Your goal — Repeat the material exactly from its first line to the line that includes "(12,771) -- cycle;". Skip pictures.

Given material —
========================

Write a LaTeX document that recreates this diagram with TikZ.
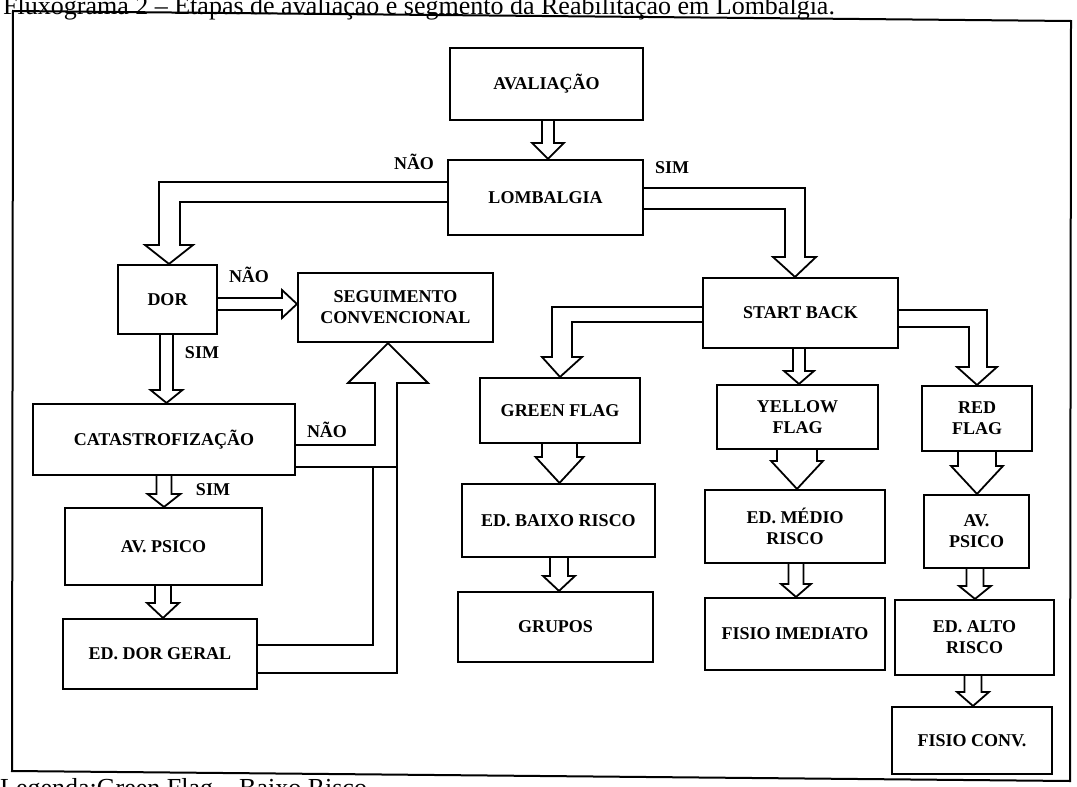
\documentclass[tikz,border=0pt]{standalone}
\usepackage{fontspec}
\setmainfont{Liberation Serif}
\usetikzlibrary{calc}
\tikzset{
  box/.style={draw, line width=2.1pt, inner sep=0pt, align=center,
    font=\fontsize{18}{21}\selectfont\bfseries},
  wh/.style 2 args={minimum width=#1pt, minimum height=#2pt},
  lab/.style={inner sep=0pt, font=\fontsize{18}{21}\selectfont\bfseries},
  blk/.style={draw, line width=1.8pt, line join=miter},
  captxt/.style={anchor=base west, inner sep=0pt, font=\fontsize{26}{30}\selectfont}
}
\newcommand\vblk[6]{%
  \pgfmathsetmacro\xsa{#3-#4}\pgfmathsetmacro\xsb{#3+#4}%
  \pgfmathsetmacro\xha{#3-#5}\pgfmathsetmacro\xhb{#3+#5}%
  \draw[blk] (\xsa,0 |- #1.south) -- ($(\xsa,0 |- #2.north)+(0,-#6)$)
    -- ($(\xha,0 |- #2.north)+(0,-#6)$) -- (#3,0 |- #2.north)
    -- ($(\xhb,0 |- #2.north)+(0,-#6)$) -- ($(\xsb,0 |- #2.north)+(0,-#6)$)
    -- (\xsb,0 |- #1.south);}
\begin{document}
\begin{tikzpicture}[x=1pt,y=-1pt]
\useasboundingbox (0,0) rectangle (1077,787);
\clip (0,0) rectangle (1077,787);
\fill[white] (0,0) rectangle (1077,787);

% caption and legend (cut by the page edge, as in the scan)
\node[captxt] (title) at (3,15) {Fluxograma 2 – Etapas de avaliação e segmento da Reabilitação em Lombalgia.};
\node[captxt] (legend) at (0,796) {Legenda:Green Flag – Baixo Risco};

% frame
\draw[line width=2pt] (13,11) -- (1071,21) -- (1070,781) -- (12,771) -- cycle;

% boxes
\node[box, wh={193}{72}] (ava) at (546.5,84) {AVALIAÇÃO};
\node[box, wh={195}{75}] (lomb) at (545.5,197.5) {LOMBALGIA};
\node[box, wh={99}{69}] (dor) at (167.5,299.5) {DOR};
\node[box, wh={195}{69}] (seg) at (395.5,307.5) {SEGUIMENTO\\CONVENCIONAL};
\node[box, wh={262}{71}] (cat) at (164,439.5) {CATASTROFIZAÇÃO};
\node[box, wh={197}{77}] (avp) at (163.5,546.5) {AV. PSICO};
\node[box, wh={194}{70}] (edg) at (160,654) {ED. DOR GERAL};
\node[box, wh={195}{70}] (sb) at (800.5,313) {START BACK};
\node[box, wh={160}{65}] (gf) at (560,410.5) {GREEN FLAG};
\node[box, wh={161}{64}] (yf) at (797.5,417) {YELLOW\\FLAG};
\node[box, wh={110}{65}] (rf) at (977,418.5) {RED\\FLAG};
\node[box, wh={193}{73}] (edb) at (558.5,520.5) {ED. BAIXO RISCO};
\node[box, wh={180}{73}] (edm) at (795,526.5) {ED. MÉDIO\\RISCO};
\node[box, wh={105}{73}] (avp2) at (976.5,531.5) {AV.\\PSICO};
\node[box, wh={195}{70}] (grp) at (555.5,627) {GRUPOS};
\node[box, wh={180}{72}] (fim) at (795,634) {FISIO IMEDIATO};
\node[box, wh={159}{75}] (eda) at (974.5,637.5) {ED. ALTO\\RISCO};
\node[box, wh={160}{67}] (fc) at (972,740.5) {FISIO CONV.};

% labels
\node[lab] (n1) at (414,162) {NÃO};
\node[lab] (s1) at (672,168) {SIM};
\node[lab] (n2) at (249,275) {NÃO};
\node[lab] (s2) at (202,353) {SIM};
\node[lab] (n3) at (327,430) {NÃO};
\node[lab] (s3) at (213,490) {SIM};

% straight block arrows
\vblk{ava}{lomb}{548}{6}{16}{16}
\vblk{dor}{cat}{166.5}{6.5}{16}{13}
\vblk{cat}{avp}{164}{7.5}{16.5}{13}
\vblk{avp}{edg}{163}{8}{16}{15}
\vblk{sb}{yf}{799}{6}{15}{13}
\vblk{gf}{edb}{559.5}{17.5}{24}{26}
\vblk{yf}{edm}{797}{20}{26}{28}
\vblk{rf}{avp2}{977}{19}{26}{28}
\vblk{edb}{grp}{559}{9}{16}{15}
\vblk{edm}{fim}{796}{7.5}{15}{13}
\vblk{avp2}{eda}{975}{8.5}{16}{13}
\vblk{eda}{fc}{973}{8.5}{16}{14}

% bent block arrows
\draw[blk] (lomb.west |- 0,182) -- (159,182) -- (159,245) -- (145,245)
  -- (169,0 |- dor.north) -- (193,245) -- (180,245) -- (180,202) -- (lomb.west |- 0,202);
\draw[blk] (lomb.east |- 0,188) -- (805,188) -- (805,257) -- (816,257)
  -- (795,0 |- sb.north) -- (773,257) -- (785,257) -- (785,209) -- (lomb.east |- 0,209);
\draw[blk] (dor.east |- 0,298) -- (282,298) -- (282,290) -- (seg.west |- 0,304)
  -- (282,318) -- (282,310) -- (dor.east |- 0,310);
\draw[blk] (cat.east |- 0,445) -- (375,445) -- (375,383) -- (348,383)
  -- (388,0 |- seg.south) -- (428,383) -- (397,383) -- (397,673) -- (edg.east |- 0,673);
\draw[blk] (cat.east |- 0,467) -- (397,467);
\draw[blk] (edg.east |- 0,645) -- (373,645) -- (373,467);
\draw[blk] (sb.west |- 0,307) -- (552,307) -- (552,357) -- (542,357)
  -- (560,0 |- gf.north) -- (582,357) -- (572,357) -- (572,322) -- (sb.west |- 0,322);
\draw[blk] (sb.east |- 0,310) -- (987,310) -- (987,367) -- (997,367)
  -- (977,0 |- rf.north) -- (957,367) -- (969,367) -- (969,327) -- (sb.east |- 0,327);
\end{tikzpicture}
\end{document}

========================

Final result —
Write a LaTeX document that recreates this diagram with TikZ.
\documentclass[tikz,border=0pt]{standalone}
\usepackage{fontspec}
\setmainfont{Liberation Serif}
\usetikzlibrary{calc}
\tikzset{
  box/.style={draw, line width=2.1pt, inner sep=0pt, align=center,
    font=\fontsize{18}{21}\selectfont\bfseries},
  wh/.style 2 args={minimum width=#1pt, minimum height=#2pt},
  lab/.style={inner sep=0pt, font=\fontsize{18}{21}\selectfont\bfseries},
  blk/.style={draw, line width=1.8pt, line join=miter},
  captxt/.style={anchor=base west, inner sep=0pt, font=\fontsize{26}{30}\selectfont}
}
\newcommand\vblk[6]{%
  \pgfmathsetmacro\xsa{#3-#4}\pgfmathsetmacro\xsb{#3+#4}%
  \pgfmathsetmacro\xha{#3-#5}\pgfmathsetmacro\xhb{#3+#5}%
  \draw[blk] (\xsa,0 |- #1.south) -- ($(\xsa,0 |- #2.north)+(0,-#6)$)
    -- ($(\xha,0 |- #2.north)+(0,-#6)$) -- (#3,0 |- #2.north)
    -- ($(\xhb,0 |- #2.north)+(0,-#6)$) -- ($(\xsb,0 |- #2.north)+(0,-#6)$)
    -- (\xsb,0 |- #1.south);}
\begin{document}
\begin{tikzpicture}[x=1pt,y=-1pt]
\useasboundingbox (0,0) rectangle (1077,787);
\clip (0,0) rectangle (1077,787);
\fill[white] (0,0) rectangle (1077,787);

% caption and legend (cut by the page edge, as in the scan)
\node[captxt] (title) at (3,15) {Fluxograma 2 – Etapas de avaliação e segmento da Reabilitação em Lombalgia.};
\node[captxt] (legend) at (0,796) {Legenda:Green Flag – Baixo Risco};

% frame
\draw[line width=2pt] (13,11) -- (1071,21) -- (1070,781) -- (12,771) -- cycle;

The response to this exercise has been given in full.